ME1's exploration served it's purpose in that it was primarily a world building/narrative mechanic rather a pure gameplay, it helped establishing the vastsness of the galaxy by pitting your tiny Mako against a huge and mostly empty enviroment it obviously was far from perfect and it was mostly hampered by technical constraints, but stylisticly it was fine IMO. It's worth nothing though that exploration in ME1 never actually involved pioneering uncharted worlds and recovering assets, well, the collection quests do, but the main assingment always involved some plot that tied in with the greater setting, unlike ME2, were the N7 were mostly disconnected from the narrative.
The return of exploration, but will it be better?
#51
Posté 04 juillet 2015 - 06:43
#52
Posté 04 juillet 2015 - 07:45
ME1's exploration served it's purpose in that it was primarily a world building/narrative mechanic rather a pure gameplay, it helped establishing the vastsness of the galaxy by pitting your tiny Mako against a huge and mostly empty enviroment it obviously was far from perfect and it was mostly hampered by technical constraints, but stylisticly it was fine IMO. It's worth nothing though that exploration in ME1 never actually involved pioneering uncharted worlds and recovering assets, well, the collection quests do, but the main assingment always involved some plot that tied in with the greater setting, unlike ME2, were the N7 were mostly disconnected from the narrative.

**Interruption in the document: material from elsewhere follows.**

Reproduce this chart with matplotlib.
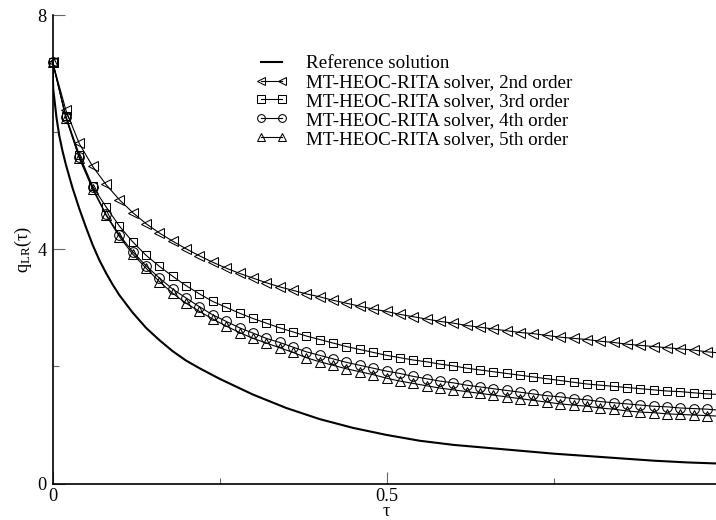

ME2's side missions perfectly displayed how dangerous the Terminus systems were. Every mission had a merc band or Geth trying to carry out some evil plan to trick people or overall ruin their lives. It was a perfect display that there is life that goes on outside of Shepard's mission. For however important Shepard's mission is, most of the galaxy actually doesn't give a damn and continues on regardless of whether Shepard is alive or not. It really helps it feel like a real universe. Not to mention each mission took you to a unique location. Perhaps a good demonstration is the mission where Batarians are planning on launching missiles on a colony as an act of terrorism. It's optional, there's no story showed by a cinematic conversation, but can you imagine what transpires if you don't do that mission? A lot of dead, innocent people. The galaxy moves on, and is alive, crap is happening whether Shepard is there or not.
Overall I think both games had side content that served their purposes well. It's just that ME1 made you drive to those UNC missions on boring, empty terrain and the missions themselves were really short and took you to the same few copy-pasted space stations. It really sucks out the fun during multiple playthroughs.
- Heathen Oxman aime ceci
#53
Posté 04 juillet 2015 - 10:44
that depends. have the sales for shallow large open world type games gone down at all since Mass Effect 3?
#54
Posté 05 juillet 2015 - 06:37
a huge and mostly empty enviroment
![]()
These little planet maps are huge in your opinion? Then what is small? A 20 squaremeter garden? The only reason why somone has the feeling these maps are huge is that he does not notice how slow the mako is. You can almost ride faster with a bicycle than what the mako did. Of course... if you walk through your garden with the speed of a slug, you could think it is huge ![]()
And I didnt mention how boring the maps were. The only environments that could astonish me was the planets of the main quests. I can accept that people like walking-speed- or horse-riding-speed in a mediaeval setting. But in a scifi-setting its really strange. Almost as strange as player who get the feeling of "vastness" by a mako that drives with about 20mph over a dozen of 2 squarekilometer maps.
#55
Posté 05 juillet 2015 - 12:59
I liked how ME1's design felt like BIoware had been scrambling and just adding in the things they kinda liked without really being sure if it made the pacing work or if it was "good gameplay". I know, and I swear this is something the game won't surprise me with, that ME:A's exploration will, fetch quest or not, be like DA:I in the sense that it's too "designed" to have proper gameplay objectives and it's more concerned with that than building good atmosphere or putting story before level design or gameplay.
I do love fun games but BW games back when I liked them were always good because they had story, characters, dialogue first, and then passable gameplay on top of that. I never played Mass Effect for shooting and became increasingly confused as ME2 and ME3 started advertising themselves as compelling Gears of War-tier shooters.
Kind of win-win that ME3 became a fun game to play, and now I am sold on the idea of ME as a shooter, but with less interactive conversations and less freedom it felt too alienating and DA:I on the other hand added that back in but traded off the "story-first" for exploratory content.
I still overall prefer what ME1 did when it comes to emphasis on exploration. It was crap level design, passable gameplay and repetitive environments. You know what? Sounds like KOTOR to me and I had no problem with that game playing it for the first time last year. It reminded me why I wish Bioware had just stuck to their guns and kept doing it their own way instead of mimicking other games like Gears for gunplay in Mass Effect or Assassin's Creed or WoW for quests in DA:I.
When Bioware just did things their own way, their games were better off IMO.